====== RECORDS FOR THE TASK

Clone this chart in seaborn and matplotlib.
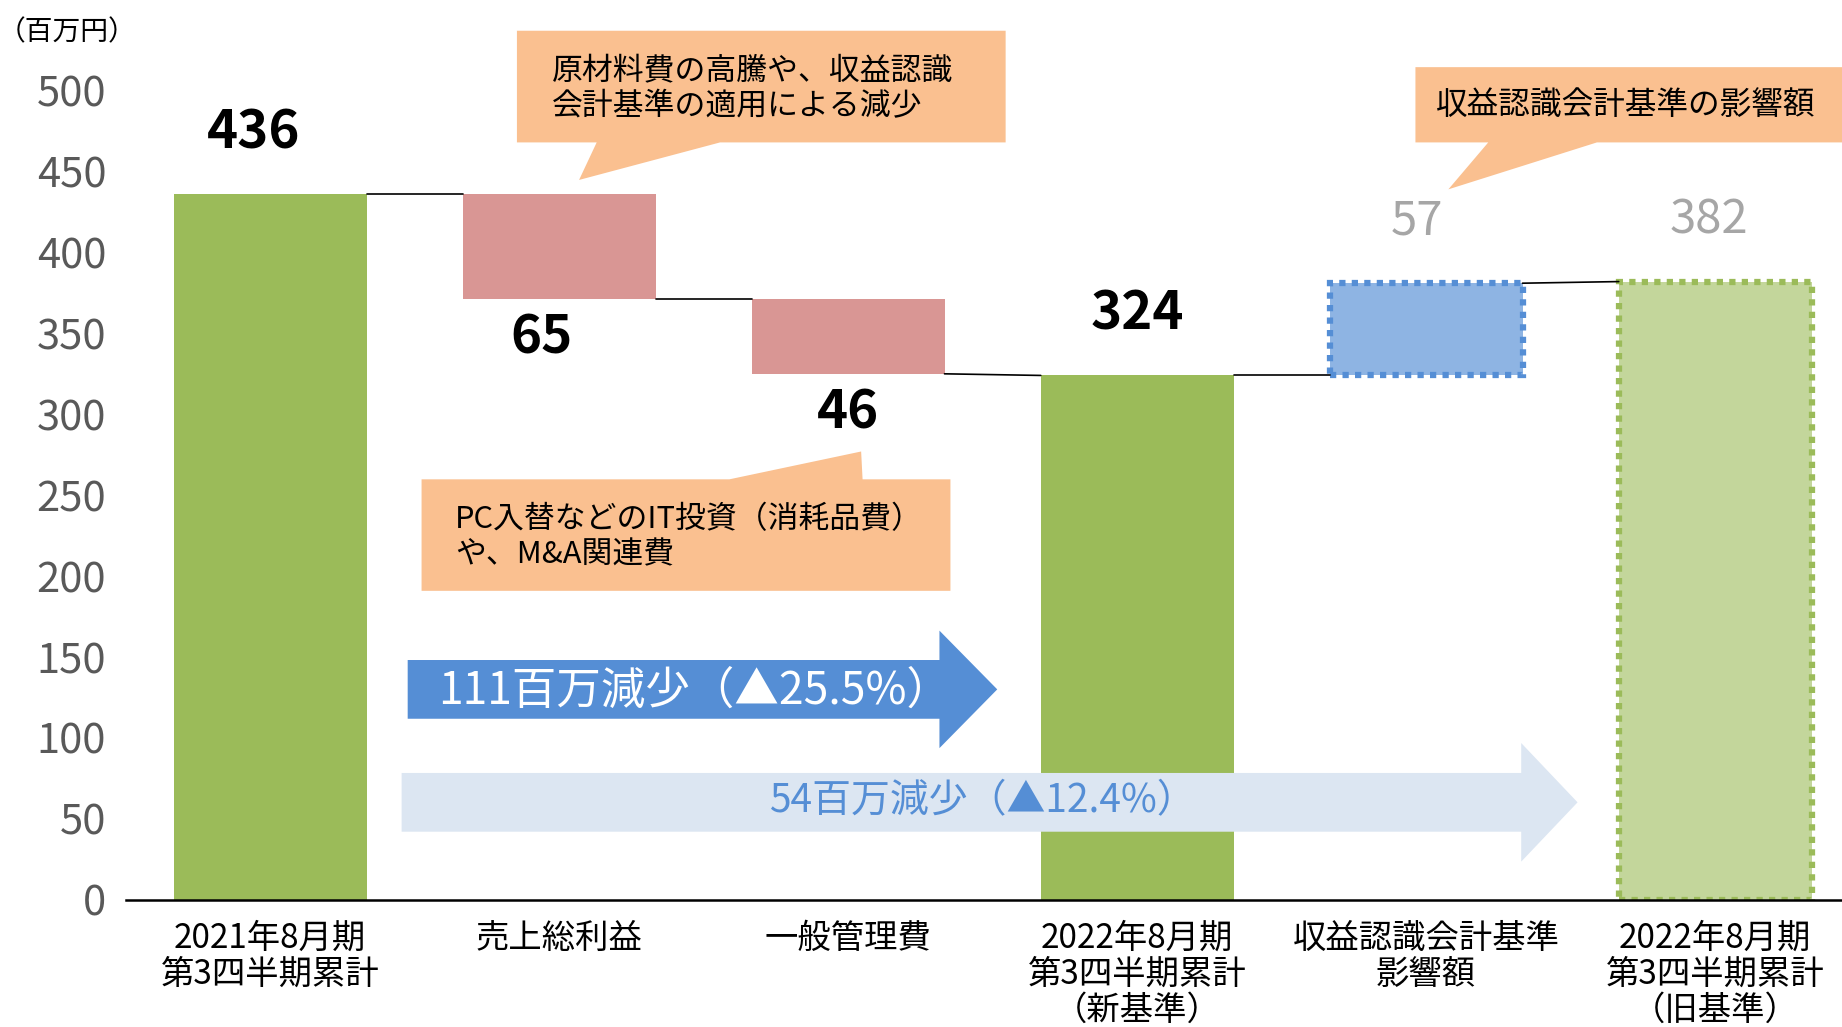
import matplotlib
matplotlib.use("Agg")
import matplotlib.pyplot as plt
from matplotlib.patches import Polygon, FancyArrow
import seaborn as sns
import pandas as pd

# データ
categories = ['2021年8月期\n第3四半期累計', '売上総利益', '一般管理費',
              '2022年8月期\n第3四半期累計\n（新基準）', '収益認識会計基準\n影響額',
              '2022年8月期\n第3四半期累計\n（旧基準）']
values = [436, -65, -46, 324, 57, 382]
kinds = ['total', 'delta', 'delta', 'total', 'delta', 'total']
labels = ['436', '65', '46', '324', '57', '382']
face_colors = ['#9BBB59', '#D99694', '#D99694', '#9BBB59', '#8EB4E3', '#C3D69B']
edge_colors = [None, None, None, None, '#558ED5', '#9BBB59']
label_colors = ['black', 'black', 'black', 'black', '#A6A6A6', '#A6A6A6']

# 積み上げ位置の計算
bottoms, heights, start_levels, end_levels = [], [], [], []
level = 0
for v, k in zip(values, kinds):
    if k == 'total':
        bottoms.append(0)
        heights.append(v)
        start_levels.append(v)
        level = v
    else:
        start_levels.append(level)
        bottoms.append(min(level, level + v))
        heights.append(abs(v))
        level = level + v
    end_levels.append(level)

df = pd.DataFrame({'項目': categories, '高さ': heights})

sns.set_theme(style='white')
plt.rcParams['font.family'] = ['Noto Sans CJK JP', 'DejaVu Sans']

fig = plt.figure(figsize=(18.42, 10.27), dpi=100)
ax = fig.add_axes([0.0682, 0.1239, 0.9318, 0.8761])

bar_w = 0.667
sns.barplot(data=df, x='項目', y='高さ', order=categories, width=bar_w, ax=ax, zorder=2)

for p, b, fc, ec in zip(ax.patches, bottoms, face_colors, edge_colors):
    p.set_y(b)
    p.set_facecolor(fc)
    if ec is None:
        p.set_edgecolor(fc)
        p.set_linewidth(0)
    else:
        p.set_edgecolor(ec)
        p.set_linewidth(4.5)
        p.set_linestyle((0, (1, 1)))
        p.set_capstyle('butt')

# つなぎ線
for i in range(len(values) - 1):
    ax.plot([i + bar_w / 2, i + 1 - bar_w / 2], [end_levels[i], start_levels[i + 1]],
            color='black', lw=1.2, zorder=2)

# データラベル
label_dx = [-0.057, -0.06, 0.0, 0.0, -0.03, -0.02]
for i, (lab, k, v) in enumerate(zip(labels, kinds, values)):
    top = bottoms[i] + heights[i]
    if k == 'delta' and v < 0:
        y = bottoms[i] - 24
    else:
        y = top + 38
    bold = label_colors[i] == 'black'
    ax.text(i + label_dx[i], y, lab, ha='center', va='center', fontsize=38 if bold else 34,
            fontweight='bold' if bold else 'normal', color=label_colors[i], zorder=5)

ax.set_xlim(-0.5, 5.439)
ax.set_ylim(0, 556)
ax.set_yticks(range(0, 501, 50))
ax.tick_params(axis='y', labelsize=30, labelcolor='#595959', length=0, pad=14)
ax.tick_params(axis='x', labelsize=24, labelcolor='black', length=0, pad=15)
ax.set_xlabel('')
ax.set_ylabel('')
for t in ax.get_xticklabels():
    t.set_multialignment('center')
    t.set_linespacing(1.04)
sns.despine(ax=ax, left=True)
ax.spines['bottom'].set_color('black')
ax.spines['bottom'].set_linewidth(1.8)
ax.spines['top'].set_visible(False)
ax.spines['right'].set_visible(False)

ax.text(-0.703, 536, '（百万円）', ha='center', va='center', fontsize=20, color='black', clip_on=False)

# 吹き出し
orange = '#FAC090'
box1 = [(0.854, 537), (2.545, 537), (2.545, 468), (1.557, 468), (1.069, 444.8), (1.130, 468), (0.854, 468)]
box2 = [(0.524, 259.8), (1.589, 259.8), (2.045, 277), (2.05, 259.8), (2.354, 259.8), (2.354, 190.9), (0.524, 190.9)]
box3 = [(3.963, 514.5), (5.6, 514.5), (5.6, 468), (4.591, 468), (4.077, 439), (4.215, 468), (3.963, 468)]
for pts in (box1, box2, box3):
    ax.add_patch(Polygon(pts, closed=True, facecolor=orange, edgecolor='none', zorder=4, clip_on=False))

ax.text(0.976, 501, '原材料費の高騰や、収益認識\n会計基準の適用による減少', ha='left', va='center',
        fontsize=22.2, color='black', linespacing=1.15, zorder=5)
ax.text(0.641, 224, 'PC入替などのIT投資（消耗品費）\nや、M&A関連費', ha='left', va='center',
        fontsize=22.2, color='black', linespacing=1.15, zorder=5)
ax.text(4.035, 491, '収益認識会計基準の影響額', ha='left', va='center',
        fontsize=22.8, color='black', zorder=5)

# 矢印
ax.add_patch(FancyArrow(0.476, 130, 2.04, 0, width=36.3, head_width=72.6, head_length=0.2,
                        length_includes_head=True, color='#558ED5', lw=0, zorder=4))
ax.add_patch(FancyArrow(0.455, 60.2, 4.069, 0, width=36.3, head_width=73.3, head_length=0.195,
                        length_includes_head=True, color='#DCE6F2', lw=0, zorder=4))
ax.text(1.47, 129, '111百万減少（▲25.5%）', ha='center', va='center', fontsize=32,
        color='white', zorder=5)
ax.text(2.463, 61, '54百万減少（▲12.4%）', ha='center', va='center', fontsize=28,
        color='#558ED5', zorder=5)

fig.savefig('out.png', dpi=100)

============
====== RECORDS FOR THE TASK

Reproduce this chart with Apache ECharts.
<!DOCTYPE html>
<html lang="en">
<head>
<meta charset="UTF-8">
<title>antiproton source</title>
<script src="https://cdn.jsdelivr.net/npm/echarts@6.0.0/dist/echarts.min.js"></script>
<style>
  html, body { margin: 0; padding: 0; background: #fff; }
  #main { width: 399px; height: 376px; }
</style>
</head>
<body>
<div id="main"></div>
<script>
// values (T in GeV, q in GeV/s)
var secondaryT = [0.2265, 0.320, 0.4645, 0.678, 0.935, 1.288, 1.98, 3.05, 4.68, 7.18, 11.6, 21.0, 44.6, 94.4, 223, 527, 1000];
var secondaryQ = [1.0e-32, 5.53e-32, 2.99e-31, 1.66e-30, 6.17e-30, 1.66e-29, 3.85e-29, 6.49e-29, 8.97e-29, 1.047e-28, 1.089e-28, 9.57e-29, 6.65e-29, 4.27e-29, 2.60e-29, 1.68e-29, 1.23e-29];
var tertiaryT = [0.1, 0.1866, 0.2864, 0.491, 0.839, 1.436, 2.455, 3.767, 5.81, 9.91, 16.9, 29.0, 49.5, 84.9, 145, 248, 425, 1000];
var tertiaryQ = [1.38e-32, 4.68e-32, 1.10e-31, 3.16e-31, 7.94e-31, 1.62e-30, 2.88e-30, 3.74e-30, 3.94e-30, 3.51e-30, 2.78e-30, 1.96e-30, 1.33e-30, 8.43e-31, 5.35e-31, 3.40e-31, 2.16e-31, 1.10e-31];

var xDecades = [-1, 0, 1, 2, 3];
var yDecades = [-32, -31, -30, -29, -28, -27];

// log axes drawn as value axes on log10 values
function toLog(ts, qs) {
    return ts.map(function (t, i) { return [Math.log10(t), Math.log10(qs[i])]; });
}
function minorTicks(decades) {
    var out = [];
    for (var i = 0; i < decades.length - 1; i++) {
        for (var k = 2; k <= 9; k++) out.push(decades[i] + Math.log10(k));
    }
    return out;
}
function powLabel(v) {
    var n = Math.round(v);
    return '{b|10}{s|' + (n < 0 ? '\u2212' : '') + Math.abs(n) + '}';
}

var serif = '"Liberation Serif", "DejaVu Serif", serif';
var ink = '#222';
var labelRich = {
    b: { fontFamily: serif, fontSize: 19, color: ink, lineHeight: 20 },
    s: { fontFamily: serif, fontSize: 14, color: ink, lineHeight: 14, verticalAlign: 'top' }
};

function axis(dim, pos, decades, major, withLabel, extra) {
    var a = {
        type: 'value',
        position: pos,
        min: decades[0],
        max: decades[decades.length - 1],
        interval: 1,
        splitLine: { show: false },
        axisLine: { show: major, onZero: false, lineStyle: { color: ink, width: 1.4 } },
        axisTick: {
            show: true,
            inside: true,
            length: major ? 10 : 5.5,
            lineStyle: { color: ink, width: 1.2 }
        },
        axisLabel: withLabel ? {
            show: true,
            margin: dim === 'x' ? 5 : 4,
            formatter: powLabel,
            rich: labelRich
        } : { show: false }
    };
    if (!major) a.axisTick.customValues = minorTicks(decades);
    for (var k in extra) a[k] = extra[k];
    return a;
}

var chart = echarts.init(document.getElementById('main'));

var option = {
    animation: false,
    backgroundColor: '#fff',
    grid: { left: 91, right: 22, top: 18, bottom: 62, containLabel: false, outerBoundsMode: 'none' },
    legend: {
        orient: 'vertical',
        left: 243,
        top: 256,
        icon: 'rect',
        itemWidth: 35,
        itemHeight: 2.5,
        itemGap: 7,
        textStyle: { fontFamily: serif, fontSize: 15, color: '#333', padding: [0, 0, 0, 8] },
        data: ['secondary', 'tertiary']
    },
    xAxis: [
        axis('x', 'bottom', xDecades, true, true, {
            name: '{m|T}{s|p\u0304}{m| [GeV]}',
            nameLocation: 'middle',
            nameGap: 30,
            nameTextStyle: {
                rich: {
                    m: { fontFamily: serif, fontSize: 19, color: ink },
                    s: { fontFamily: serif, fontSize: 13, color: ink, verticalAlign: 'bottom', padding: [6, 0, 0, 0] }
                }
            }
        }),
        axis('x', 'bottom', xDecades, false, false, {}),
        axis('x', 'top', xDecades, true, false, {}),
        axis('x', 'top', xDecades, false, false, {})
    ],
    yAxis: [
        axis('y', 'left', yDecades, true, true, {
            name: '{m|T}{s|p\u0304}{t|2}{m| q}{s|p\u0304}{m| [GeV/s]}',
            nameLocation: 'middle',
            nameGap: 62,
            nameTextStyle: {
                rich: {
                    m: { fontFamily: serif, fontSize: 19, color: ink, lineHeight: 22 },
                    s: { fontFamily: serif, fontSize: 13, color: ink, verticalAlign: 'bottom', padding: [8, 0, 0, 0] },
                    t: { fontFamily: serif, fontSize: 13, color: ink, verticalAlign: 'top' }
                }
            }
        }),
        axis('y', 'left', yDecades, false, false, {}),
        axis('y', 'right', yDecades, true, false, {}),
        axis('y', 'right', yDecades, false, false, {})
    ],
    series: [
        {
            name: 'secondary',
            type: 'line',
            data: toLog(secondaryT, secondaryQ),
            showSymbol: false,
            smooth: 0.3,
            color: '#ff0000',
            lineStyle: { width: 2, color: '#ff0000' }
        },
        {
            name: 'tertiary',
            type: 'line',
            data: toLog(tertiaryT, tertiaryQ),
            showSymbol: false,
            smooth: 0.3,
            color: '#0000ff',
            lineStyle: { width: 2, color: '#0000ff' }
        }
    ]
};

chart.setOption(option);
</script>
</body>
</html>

============

WHAT YOU WILL DO: From the records above, transcribe exactly the lines starting at the one containing "Clone this chart in seaborn and matplotlib." and ending at the one containing "import pandas as pd". Skip the pictures.

OUTPUT:
Clone this chart in seaborn and matplotlib.
import matplotlib
matplotlib.use("Agg")
import matplotlib.pyplot as plt
from matplotlib.patches import Polygon, FancyArrow
import seaborn as sns
import pandas as pd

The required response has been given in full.